Saturday, 11 April 2015

Anni Maria Laato: Tertullian, Adversus Iudaeos literature, and "Killing of the Prophets" accusation

Recent scholarship (Boyarin, Goodman) has challenged older views on how and when the parting of the ways between Jews and Christians took place: contacts were there on different levels, and people as well as influences crossed the border-lines longer than thought.
The purpose of this paper is to give a fresh look at one particular method in Adversus Iudaeos Literature, slander and vilification, and one particular topic, the accusation that the Jews are prophet-killers. This accusation is found already in the Old Testament (e.g. Neh 9, 26-27), and the New Testament (e.g. Mt 23, 29ff; Acts 7, 51-53; Rom 11, 2-4; 1 Thess 2, 14-15), and also in Jewish literature, e.g. Vitae prophetarum. From second century onwards, it becomes standard material in Adversus Iudaeos Literature: Ignatius of Antioch, Epistle of Barnabas, Justin Martyr, Pseudo-Cyprian’s De montibus Sina et Sion, and finally, even Tertullian use it, but in different ways. The very same accusation has different contents and goals depending on who utters it to whom and in which context.
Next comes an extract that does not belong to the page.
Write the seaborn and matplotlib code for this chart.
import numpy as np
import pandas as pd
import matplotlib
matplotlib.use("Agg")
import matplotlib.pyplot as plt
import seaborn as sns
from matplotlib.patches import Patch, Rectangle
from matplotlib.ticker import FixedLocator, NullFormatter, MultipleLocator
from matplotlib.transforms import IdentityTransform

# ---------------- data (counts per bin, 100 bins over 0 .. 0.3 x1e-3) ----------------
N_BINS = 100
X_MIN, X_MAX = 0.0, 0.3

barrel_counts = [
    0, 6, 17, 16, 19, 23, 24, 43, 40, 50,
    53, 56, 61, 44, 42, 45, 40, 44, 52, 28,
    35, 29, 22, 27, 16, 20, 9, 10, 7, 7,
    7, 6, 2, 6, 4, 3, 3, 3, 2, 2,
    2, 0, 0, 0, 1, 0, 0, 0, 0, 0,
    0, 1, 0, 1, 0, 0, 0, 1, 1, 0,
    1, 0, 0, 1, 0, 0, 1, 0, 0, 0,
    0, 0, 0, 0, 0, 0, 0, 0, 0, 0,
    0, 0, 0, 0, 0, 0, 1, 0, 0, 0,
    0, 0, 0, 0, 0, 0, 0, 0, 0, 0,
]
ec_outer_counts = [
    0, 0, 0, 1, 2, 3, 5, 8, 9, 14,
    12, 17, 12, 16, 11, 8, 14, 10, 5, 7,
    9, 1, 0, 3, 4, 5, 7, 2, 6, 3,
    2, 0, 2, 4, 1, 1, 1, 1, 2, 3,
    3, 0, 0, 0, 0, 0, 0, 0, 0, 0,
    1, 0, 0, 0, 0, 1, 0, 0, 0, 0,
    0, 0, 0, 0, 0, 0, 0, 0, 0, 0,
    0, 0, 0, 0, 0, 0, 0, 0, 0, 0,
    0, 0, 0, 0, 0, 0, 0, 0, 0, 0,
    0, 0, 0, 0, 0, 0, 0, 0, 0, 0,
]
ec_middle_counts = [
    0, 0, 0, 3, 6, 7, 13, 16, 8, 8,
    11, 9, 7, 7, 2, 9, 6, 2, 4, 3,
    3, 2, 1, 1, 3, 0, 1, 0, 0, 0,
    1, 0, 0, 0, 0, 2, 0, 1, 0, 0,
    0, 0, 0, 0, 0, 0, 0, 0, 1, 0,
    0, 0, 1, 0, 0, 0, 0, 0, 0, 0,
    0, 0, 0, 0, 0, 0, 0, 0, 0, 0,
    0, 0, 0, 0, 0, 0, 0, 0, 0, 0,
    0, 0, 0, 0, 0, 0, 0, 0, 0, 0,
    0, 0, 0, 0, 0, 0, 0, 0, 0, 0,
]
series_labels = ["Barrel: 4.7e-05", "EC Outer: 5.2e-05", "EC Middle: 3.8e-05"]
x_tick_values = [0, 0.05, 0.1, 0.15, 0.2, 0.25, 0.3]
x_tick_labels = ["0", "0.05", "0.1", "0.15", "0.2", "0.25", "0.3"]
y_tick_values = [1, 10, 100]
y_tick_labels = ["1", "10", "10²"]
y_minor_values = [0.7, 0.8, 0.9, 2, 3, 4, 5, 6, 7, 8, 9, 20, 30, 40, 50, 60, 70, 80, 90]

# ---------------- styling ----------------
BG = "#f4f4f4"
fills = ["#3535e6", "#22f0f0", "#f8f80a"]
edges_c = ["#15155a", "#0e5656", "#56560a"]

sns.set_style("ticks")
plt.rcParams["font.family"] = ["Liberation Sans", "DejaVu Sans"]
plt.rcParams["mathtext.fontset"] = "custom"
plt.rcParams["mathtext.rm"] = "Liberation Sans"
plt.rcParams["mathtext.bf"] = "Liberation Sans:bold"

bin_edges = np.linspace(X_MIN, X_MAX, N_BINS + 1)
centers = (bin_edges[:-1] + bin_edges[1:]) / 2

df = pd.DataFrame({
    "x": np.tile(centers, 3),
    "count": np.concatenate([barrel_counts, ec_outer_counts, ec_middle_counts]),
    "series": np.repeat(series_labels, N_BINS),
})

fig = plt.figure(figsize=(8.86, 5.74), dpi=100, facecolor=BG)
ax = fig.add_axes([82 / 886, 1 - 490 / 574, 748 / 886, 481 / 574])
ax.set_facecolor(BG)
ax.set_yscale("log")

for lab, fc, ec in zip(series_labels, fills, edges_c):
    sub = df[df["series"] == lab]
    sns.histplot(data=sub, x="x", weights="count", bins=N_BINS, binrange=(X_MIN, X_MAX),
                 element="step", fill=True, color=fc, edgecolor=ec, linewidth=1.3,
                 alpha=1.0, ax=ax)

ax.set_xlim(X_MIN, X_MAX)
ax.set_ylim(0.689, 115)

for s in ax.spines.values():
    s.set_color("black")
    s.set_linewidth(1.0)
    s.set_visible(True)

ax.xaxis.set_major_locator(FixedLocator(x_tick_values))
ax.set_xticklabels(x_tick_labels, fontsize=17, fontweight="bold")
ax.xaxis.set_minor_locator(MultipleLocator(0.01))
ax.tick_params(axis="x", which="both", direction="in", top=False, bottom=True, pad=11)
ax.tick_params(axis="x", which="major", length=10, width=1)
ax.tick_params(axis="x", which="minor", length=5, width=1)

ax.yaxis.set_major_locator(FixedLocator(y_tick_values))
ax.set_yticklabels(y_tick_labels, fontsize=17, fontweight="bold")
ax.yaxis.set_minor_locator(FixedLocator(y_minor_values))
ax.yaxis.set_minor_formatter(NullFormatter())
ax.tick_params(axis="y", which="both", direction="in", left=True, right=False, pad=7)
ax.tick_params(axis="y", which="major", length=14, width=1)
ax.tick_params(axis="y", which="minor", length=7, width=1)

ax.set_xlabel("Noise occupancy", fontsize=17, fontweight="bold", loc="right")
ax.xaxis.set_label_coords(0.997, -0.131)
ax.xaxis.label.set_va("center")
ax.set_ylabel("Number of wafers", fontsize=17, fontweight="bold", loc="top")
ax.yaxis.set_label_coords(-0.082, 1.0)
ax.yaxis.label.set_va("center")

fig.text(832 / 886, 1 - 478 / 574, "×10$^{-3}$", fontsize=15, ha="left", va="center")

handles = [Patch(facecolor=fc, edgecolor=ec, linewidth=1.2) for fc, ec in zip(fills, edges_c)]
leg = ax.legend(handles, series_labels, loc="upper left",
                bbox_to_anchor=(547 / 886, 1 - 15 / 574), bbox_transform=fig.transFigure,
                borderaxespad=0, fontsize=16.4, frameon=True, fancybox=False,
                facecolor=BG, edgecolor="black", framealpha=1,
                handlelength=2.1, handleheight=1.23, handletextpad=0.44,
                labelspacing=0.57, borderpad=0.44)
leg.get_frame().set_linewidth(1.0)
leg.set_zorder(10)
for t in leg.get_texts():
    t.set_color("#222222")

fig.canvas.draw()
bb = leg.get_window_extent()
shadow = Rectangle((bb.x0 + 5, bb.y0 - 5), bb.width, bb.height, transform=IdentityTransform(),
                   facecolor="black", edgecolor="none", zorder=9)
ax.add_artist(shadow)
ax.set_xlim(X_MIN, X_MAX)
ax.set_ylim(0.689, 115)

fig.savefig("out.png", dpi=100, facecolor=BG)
As intra-Jewish criticism it is meant as call for repentance, but in Anti-Jewish argumentation it serves different purposes.
Tertullian presents this accusation several times, for example in Adversus Iudaeos 13.20 and De oratione 14. At first sight it seems that in his texts, this claim already has become a conventional slander, used for internal purposes only, but there is reason to look closer at his use of it.